Sonra, reklam ve propaganda çok önemli... Hiç bir işe yaramaz şeyleri size ve bize yutturuyorlar. Neyle?.. Reklamla... Şu şöyledir, bu böyledir... Allıdır, pulludur, süslüdür, bilmem nedir... Haa, ver bir tane de ben alayım; kaç para?.. Çok büyük para... Olsun, her yerde reklamı yapılıyor, vardır bir sebebi... Alıyor. Mutfaklarımız, banyolarımız, büfelerimiz; hep o işe yaramaz şeylerle dolu...
En çok hayret ettiğim şey, işe yaramazlığı yüzde bir milyon sabit olan balonlu çiklet... Adam balonlu çikletler için televizyonda, şu kadar pahalı bir yerde, muazzam reklamlar yapıyor. Demek ki, çok para kazanıyor. Neden?.. Şu kadarcık bir parçası kimbilir kaç lira da, onun için. Yâni, işe yaramaz şeyi, geviş getirme, çiğneme şeyini satıyor. Karın doyurmaz, işe yaramaz şeyi... Yahu eskiden --benim bildiğim-- sakız otları vardı. Yerden böyle çekerdin, topraklı kısmı yıkardın; ondan sonra çok güzel sakız olurdu. Amerikan çikletini, kauçuğunu çiğnemeye lüzum yoktu ki... Damla sakızı vs. vardı. Şimdi bunlar çıktı. Yâni, reklâm ve propaganda muazzam bir güç oluyor.
Sonra mevki, makam, rütbe önemli oluyor... Bunları niçin anlatıyorum?.. Yâni, kuvvetli müslüman, zayıf müslümandan hayırlıdır; kuvvet neymiş onu anlamak için...
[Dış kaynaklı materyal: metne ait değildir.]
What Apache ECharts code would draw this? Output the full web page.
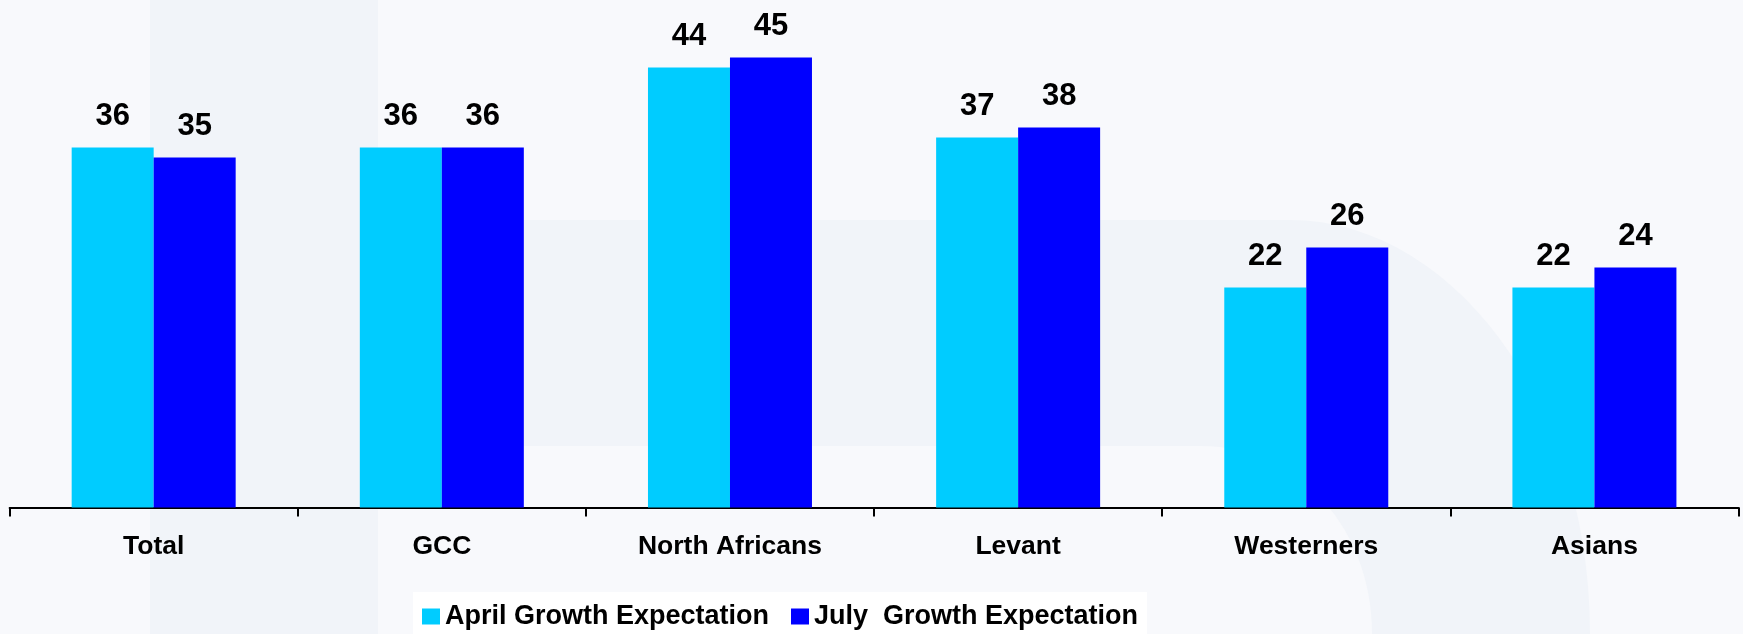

Demek ki, ilim irfan sahibi olacağız. Asrın ilmini, teknolojisini bileceğiz ki, kuvvetli olalım... Para pul sahibi olacağız. Bunun iki yeri var: Parayı iyi kazanmak, parayı çar-çur etmemek... Eskiler demişler ki: "İşten artmaz, dişten artar." Yâni, israf etmezsen artar. Şimdi, adam olmadık yere parasını saçarsa; Japon'a, Alman'a, Yahudi'ye, Amerikalıya parasını kaptırırsa; ondan sonra Amerika da tabii gelir, onun efendisi olur.
Para önemli, ilim önemli, idealimiz var elhamdülillah, imanımız var... Nüfusumuz var, kalabalığız elhamdülillah!.. Ama, kum yığını gibi kalabalığız. İrtibatlı bir kalabalık değil... Yâni, insicamlı, irtibatlı, betonlaşmış, kaleleşmiş bir kalabalık değil. Onu telâfi etmeye çalışmak lâzım...
Reklam ve propagandamız hiç yok!.. Dünyanın en güzel yoluna girmişiz. En doğru yoldayız, hak yoldayız... Adamlar puta tapıyor, ite tapıyor, ata tapıyor, güneşe tapıyor, öküze tapıyor... olmadık şeylere tapıyor.